* _TASK TO COMPLETE_
Exactly reproduce the lines of the listing below from the one containing "What matplotlib code" through the one containing "from matplotlib.patches import". Skip the images.

* _DATA RECORDS_

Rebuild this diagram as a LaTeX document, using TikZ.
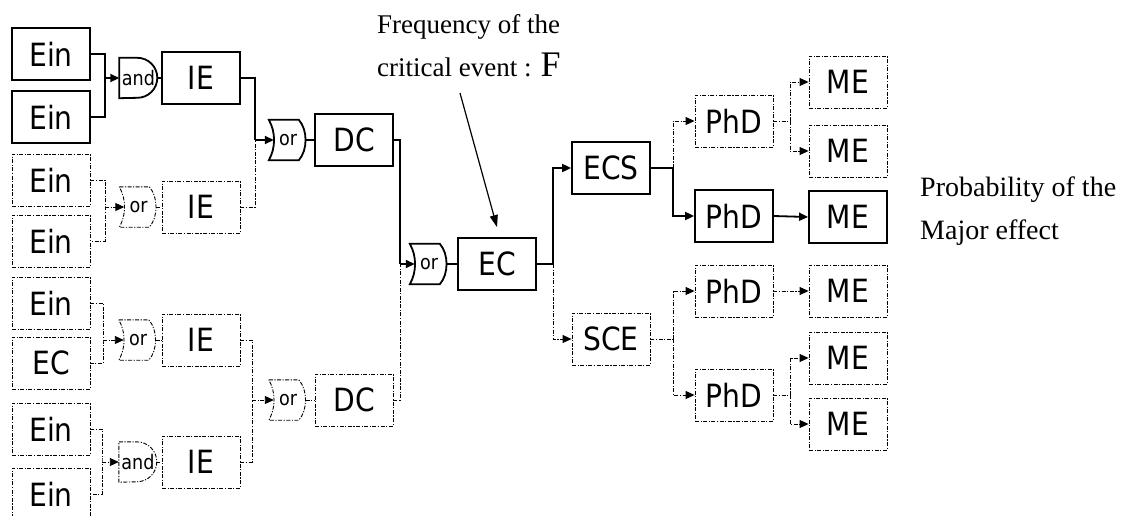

==

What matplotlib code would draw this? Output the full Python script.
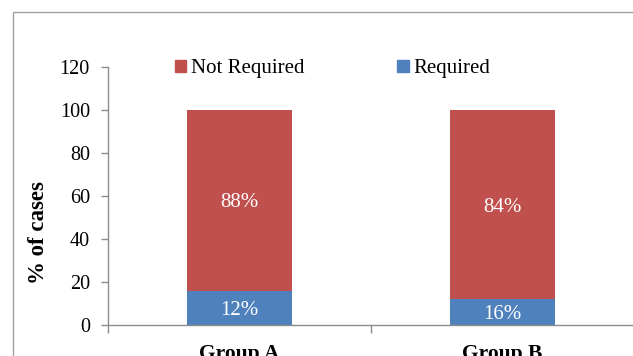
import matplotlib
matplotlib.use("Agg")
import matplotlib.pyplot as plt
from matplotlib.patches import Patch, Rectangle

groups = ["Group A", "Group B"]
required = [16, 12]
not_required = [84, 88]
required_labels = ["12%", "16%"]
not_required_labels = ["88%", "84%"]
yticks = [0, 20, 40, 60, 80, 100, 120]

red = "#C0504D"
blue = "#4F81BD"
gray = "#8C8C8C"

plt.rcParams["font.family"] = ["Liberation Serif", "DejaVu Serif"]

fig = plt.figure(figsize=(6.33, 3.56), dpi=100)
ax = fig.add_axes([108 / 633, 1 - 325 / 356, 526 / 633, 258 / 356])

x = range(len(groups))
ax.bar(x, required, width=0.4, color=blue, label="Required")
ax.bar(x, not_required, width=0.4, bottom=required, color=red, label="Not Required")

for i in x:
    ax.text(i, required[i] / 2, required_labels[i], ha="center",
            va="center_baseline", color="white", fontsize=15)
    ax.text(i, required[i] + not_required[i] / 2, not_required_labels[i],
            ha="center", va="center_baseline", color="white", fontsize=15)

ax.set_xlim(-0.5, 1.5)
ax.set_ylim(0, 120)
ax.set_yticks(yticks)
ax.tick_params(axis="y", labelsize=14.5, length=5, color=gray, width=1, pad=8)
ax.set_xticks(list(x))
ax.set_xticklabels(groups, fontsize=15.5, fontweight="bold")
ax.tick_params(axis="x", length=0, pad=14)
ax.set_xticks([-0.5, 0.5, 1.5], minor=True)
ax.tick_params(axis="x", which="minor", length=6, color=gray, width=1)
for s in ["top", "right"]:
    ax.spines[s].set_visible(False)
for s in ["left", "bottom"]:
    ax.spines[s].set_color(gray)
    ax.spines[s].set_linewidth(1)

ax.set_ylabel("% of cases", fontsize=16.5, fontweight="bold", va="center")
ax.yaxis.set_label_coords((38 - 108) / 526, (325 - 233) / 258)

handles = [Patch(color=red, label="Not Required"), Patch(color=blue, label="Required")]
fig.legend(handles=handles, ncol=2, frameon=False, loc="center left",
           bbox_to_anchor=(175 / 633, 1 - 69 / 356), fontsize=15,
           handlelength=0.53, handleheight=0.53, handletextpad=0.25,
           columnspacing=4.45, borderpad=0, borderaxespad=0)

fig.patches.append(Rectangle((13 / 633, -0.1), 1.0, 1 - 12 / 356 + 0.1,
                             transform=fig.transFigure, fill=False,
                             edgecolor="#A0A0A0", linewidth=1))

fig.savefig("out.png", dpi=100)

* _FINISHED EXERCISE_
What matplotlib code would draw this? Output the full Python script.
import matplotlib
matplotlib.use("Agg")
import matplotlib.pyplot as plt
from matplotlib.patches import Patch, Rectangle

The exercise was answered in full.